*Your objective:* Select the lines below containing the word "that".

*Material:*
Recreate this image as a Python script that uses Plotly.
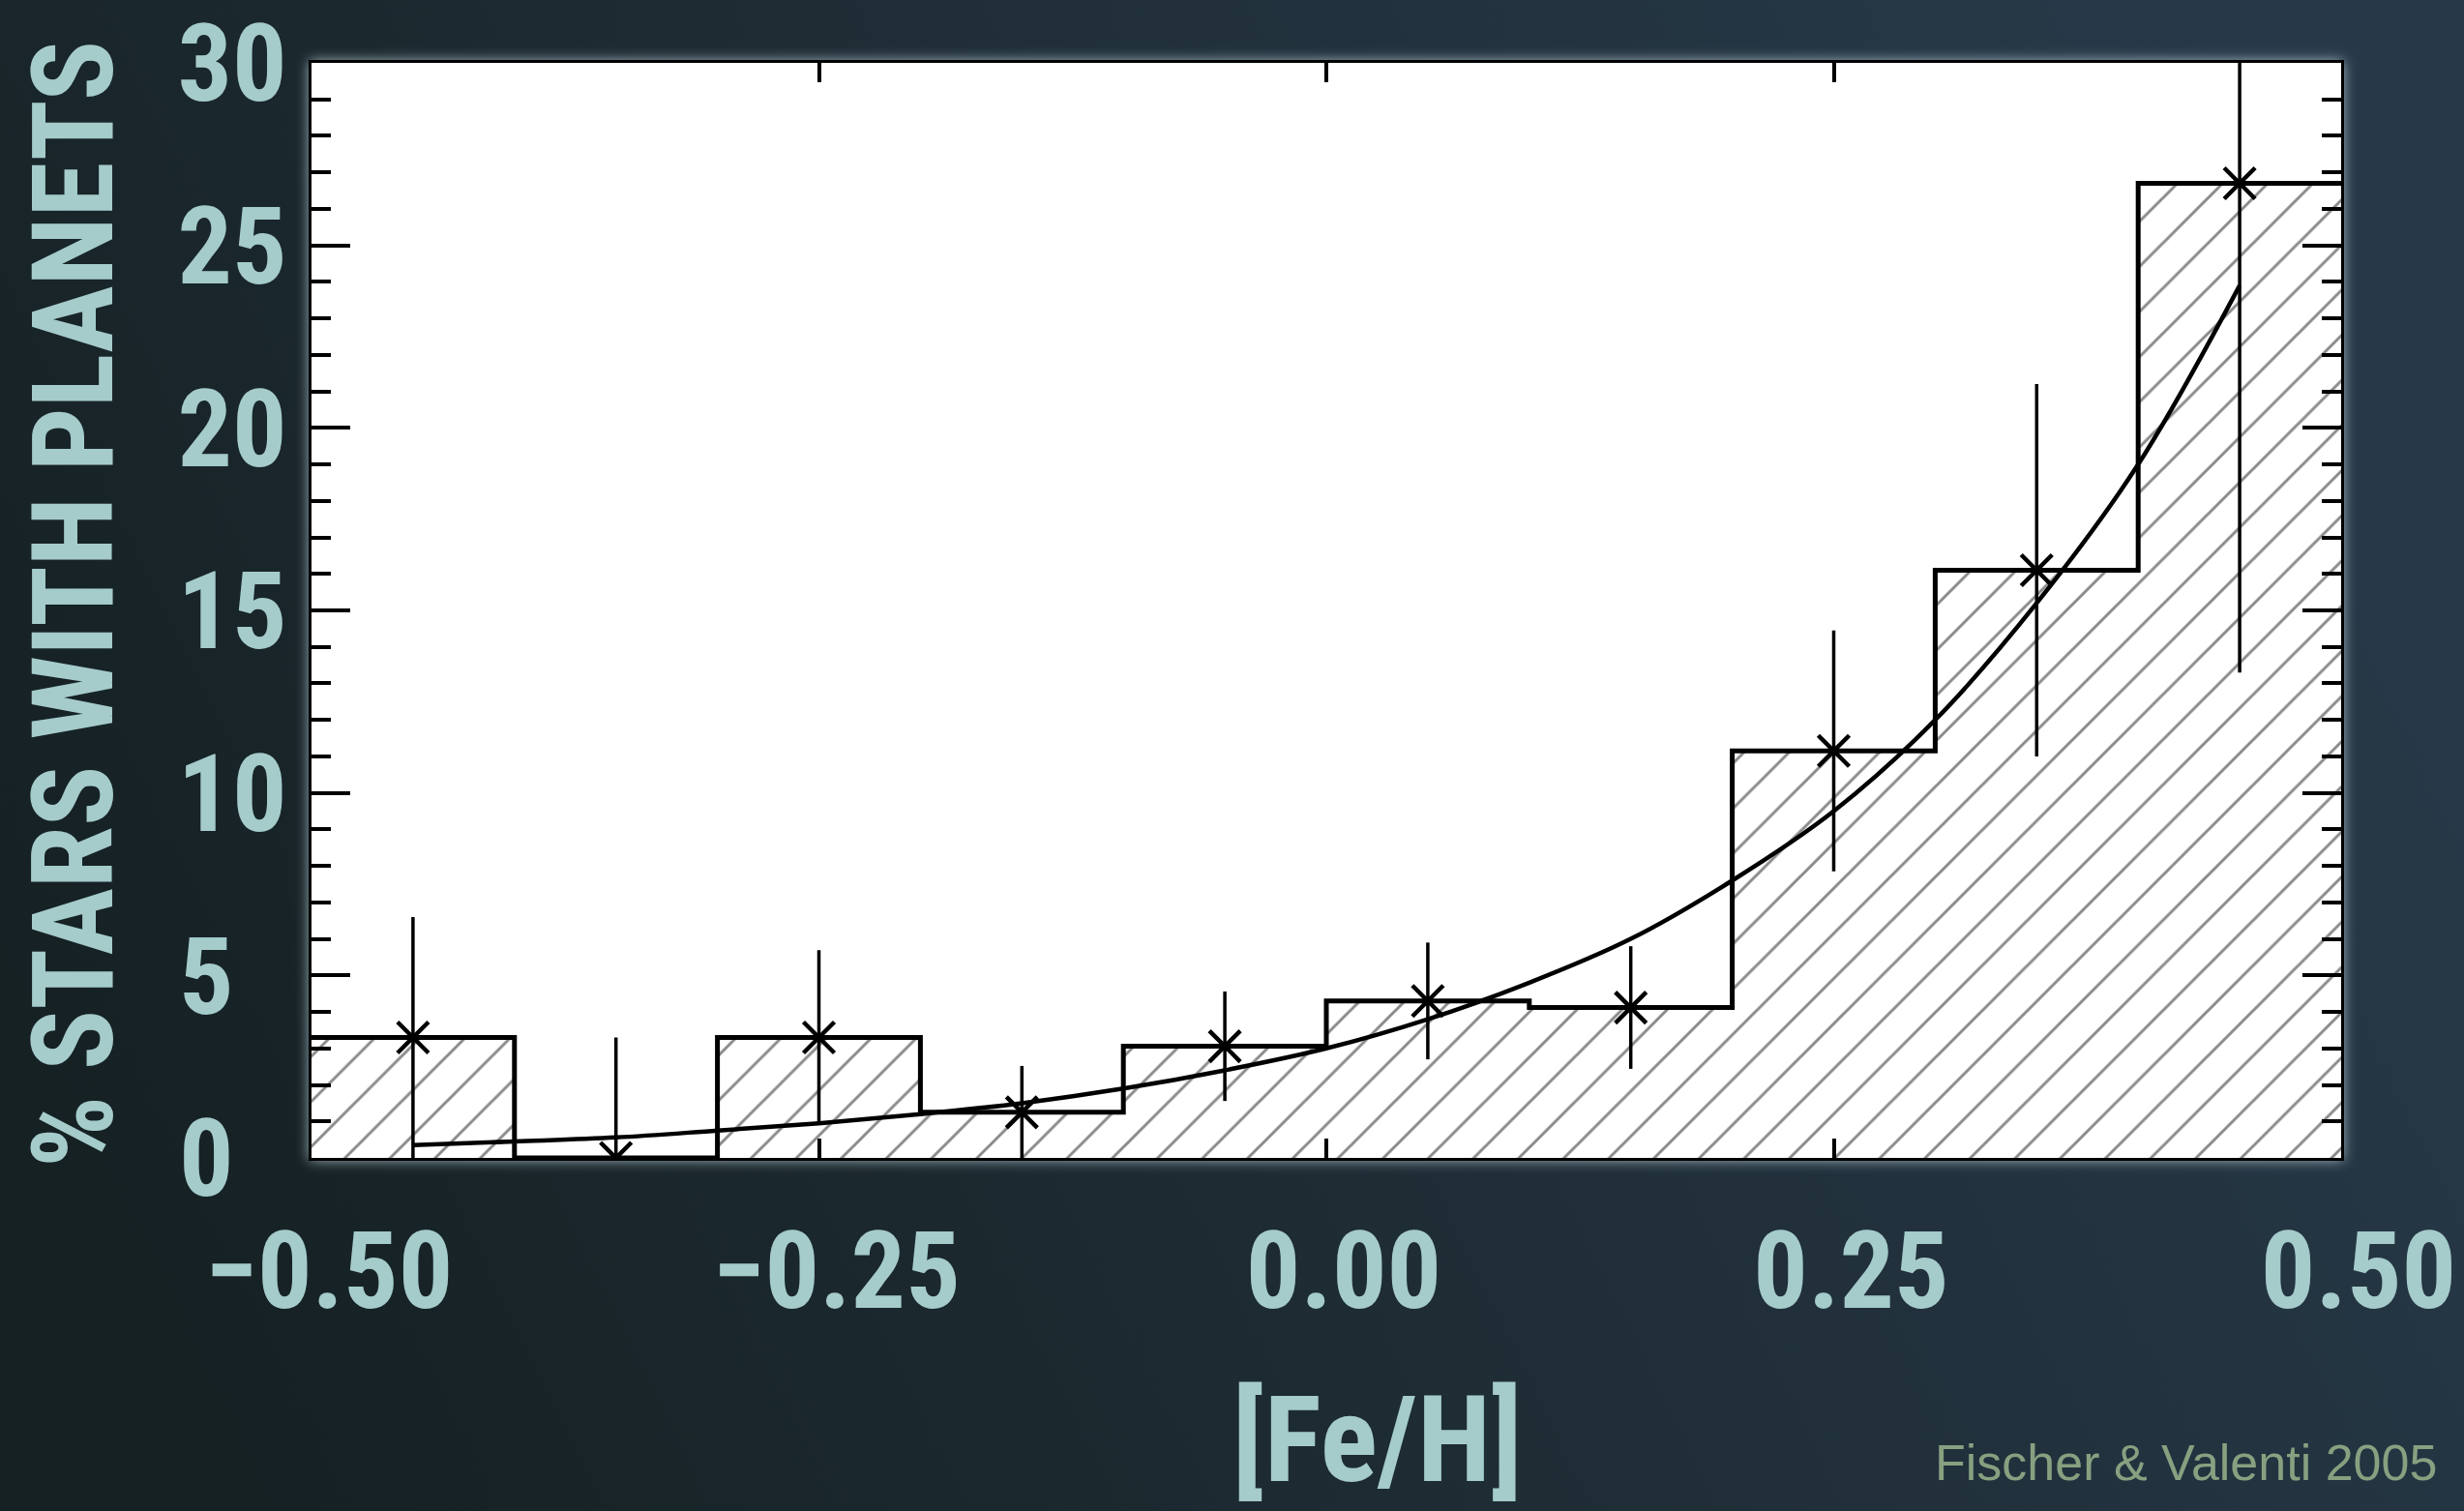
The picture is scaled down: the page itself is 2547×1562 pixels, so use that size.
import base64
import plotly.graph_objects as go

# Planet occurrence vs. stellar metallicity, 0.1 dex bins
feh_bin_centers = [-0.45, -0.35, -0.25, -0.15, -0.05, 0.05, 0.15, 0.25, 0.35, 0.45]
pct_with_planets = [3.3, 0.0, 3.3, 1.25, 3.06, 4.3, 4.12, 11.15, 16.1, 26.7]
pct_error = [3.3, 3.3, 2.39, 1.27, 1.5, 1.6, 1.68, 3.3, 5.1, 13.4]
bin_width = 0.1

# Power-law fit curve
fit_feh = [-0.45, -0.40, -0.35, -0.30, -0.25, -0.20, -0.15, -0.10, -0.05, 0.00,
           0.05, 0.10, 0.15, 0.20, 0.25, 0.30, 0.35, 0.40, 0.45]
fit_pct = [0.35, 0.45, 0.56, 0.75, 0.95, 1.2, 1.5, 1.9, 2.4, 3.0,
           3.8, 4.8, 6.0, 7.6, 9.5, 12.0, 15.2, 19.0, 23.9]

x_tick_vals = [-0.50, -0.25, 0.00, 0.25, 0.50]
x_tick_text = ["\u22120.50", "\u22120.25", "0.00", "0.25", "0.50"]
y_tick_vals = [0, 5, 10, 15, 20, 25, 30]
y_tick_text = ["0\u2007", "5\u2007", "10", "15", "20", "25", "30"]

W, H = 2547, 1562
L, R, T, B = 322, 127, 65, 365
PW, PH = W - L - R, H - T - B

TEXT = "#a5cbcb"
NARROW = "Liberation Sans Narrow, Roboto Condensed, DejaVu Sans Condensed, Liberation Sans, sans-serif"

# Backdrop: dark slate gradient, a soft halo round the plot frame, white plot panel
svg = f"""<svg xmlns="http://www.w3.org/2000/svg" width="{W}" height="{H}" viewBox="0 0 {W} {H}" preserveAspectRatio="none">
<defs>
<linearGradient id="bg" x1="0" y1="0.65" x2="1" y2="0.35">
<stop offset="0" stop-color="#152123"/>
<stop offset="0.5" stop-color="#1f2d36"/>
<stop offset="1" stop-color="#273949"/>
</linearGradient>
<filter id="halo" x="-5%" y="-5%" width="110%" height="110%"><feGaussianBlur stdDeviation="7"/></filter>
</defs>
<rect width="{W}" height="{H}" fill="url(#bg)"/>
<rect x="{L-2}" y="{T-2}" width="{PW+4}" height="{PH+4}" fill="#a9bec6" filter="url(#halo)"/>
<rect x="{L}" y="{T}" width="{PW}" height="{PH}" fill="#ffffff"/>
</svg>"""
bg_uri = "data:image/svg+xml;base64," + base64.b64encode(svg.encode()).decode()

fig = go.Figure()

# Hatched histogram
fig.add_trace(go.Bar(
    x=feh_bin_centers, y=pct_with_planets, width=bin_width,
    marker=dict(color="white", line=dict(width=0),
                pattern=dict(shape="/", fgcolor="#151515", bgcolor="white",
                             size=33, solidity=0.09, fillmode="overlay")),
    showlegend=False, hoverinfo="skip",
))

# Histogram outline as a step line
edges = [c - bin_width / 2 for c in feh_bin_centers] + [feh_bin_centers[-1] + bin_width / 2]
steps = pct_with_planets + [pct_with_planets[-1]]
fig.add_trace(go.Scatter(
    x=edges, y=steps, mode="lines", line=dict(shape="hv", color="black", width=5),
    showlegend=False, hoverinfo="skip",
))

# Fit curve
fig.add_trace(go.Scatter(
    x=fit_feh, y=fit_pct, mode="lines", line=dict(color="black", width=4.5, shape="spline"),
    showlegend=False, hoverinfo="skip",
))

# Bin values with error bars
fig.add_trace(go.Scatter(
    x=feh_bin_centers, y=pct_with_planets, mode="markers",
    marker=dict(symbol="x-thin", size=32, color="black", line=dict(width=4.5, color="black")),
    error_y=dict(type="data", array=pct_error, visible=True, width=0, thickness=3.5, color="black"),
    showlegend=False, hoverinfo="skip",
))

axis_common = dict(
    showgrid=False, zeroline=False, showline=True, linecolor="black", linewidth=3,
    mirror="allticks", ticks="inside", tickcolor="black", tickwidth=4,
    ticklabeloverflow="allow", automargin=False,
    tickfont=dict(family=NARROW, size=112, color=TEXT, weight="bold"),
)

fig.update_xaxes(range=[-0.5, 0.5], tickmode="array", tickvals=x_tick_vals, ticktext=x_tick_text,
                 ticklen=20, ticklabelstandoff=18, ticklabelshift=18, **axis_common)
fig.update_yaxes(range=[0, 30], tickmode="array", tickvals=y_tick_vals, ticktext=y_tick_text,
                 ticklen=40, ticklabelstandoff=0,
                 minor=dict(dtick=1, tick0=0, ticks="inside", ticklen=20, tickwidth=4, tickcolor="black"),
                 **axis_common)

fig.update_layout(
    width=W, height=H, autosize=False,
    margin=dict(l=L, r=R, t=T, b=B, pad=0, autoexpand=False),
    paper_bgcolor="#1d2a31", plot_bgcolor="white",
    barmode="overlay", bargap=0,
    images=[dict(source=bg_uri, xref="paper", yref="paper",
                 x=-L / PW, y=1 + T / PH, sizex=W / PW, sizey=H / PH,
                 xanchor="left", yanchor="top", sizing="stretch", layer="below")],
    annotations=[
        dict(text="% STARS WITH PLANETS", textangle=-90, xref="paper", yref="paper",
             x=(76 - L) / PW, y=(T + PH - 625) / PH, xanchor="center", yanchor="middle",
             showarrow=False, font=dict(family=NARROW, size=116, color=TEXT, weight="bold")),
        dict(text="[Fe/H]", xref="paper", yref="paper",
             x=(1424 - L) / PW, y=(T + PH - 1488) / PH, xanchor="center", yanchor="middle",
             showarrow=False, font=dict(family=NARROW, size=124, color=TEXT, weight="bold")),
        dict(text="Fischer & Valenti 2005", xref="paper", yref="paper",
             x=(2521 - L) / PW, y=(T + PH - 1512) / PH, xanchor="right", yanchor="middle",
             showarrow=False, font=dict(family="Liberation Sans, Arial, sans-serif", size=52, color="#87a080")),
    ],
)

fig.write_html("out.html")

*Answer for the task:*
Recreate this image as a Python script that uses Plotly.
The picture is scaled down: the page itself is 2547×1562 pixels, so use that size.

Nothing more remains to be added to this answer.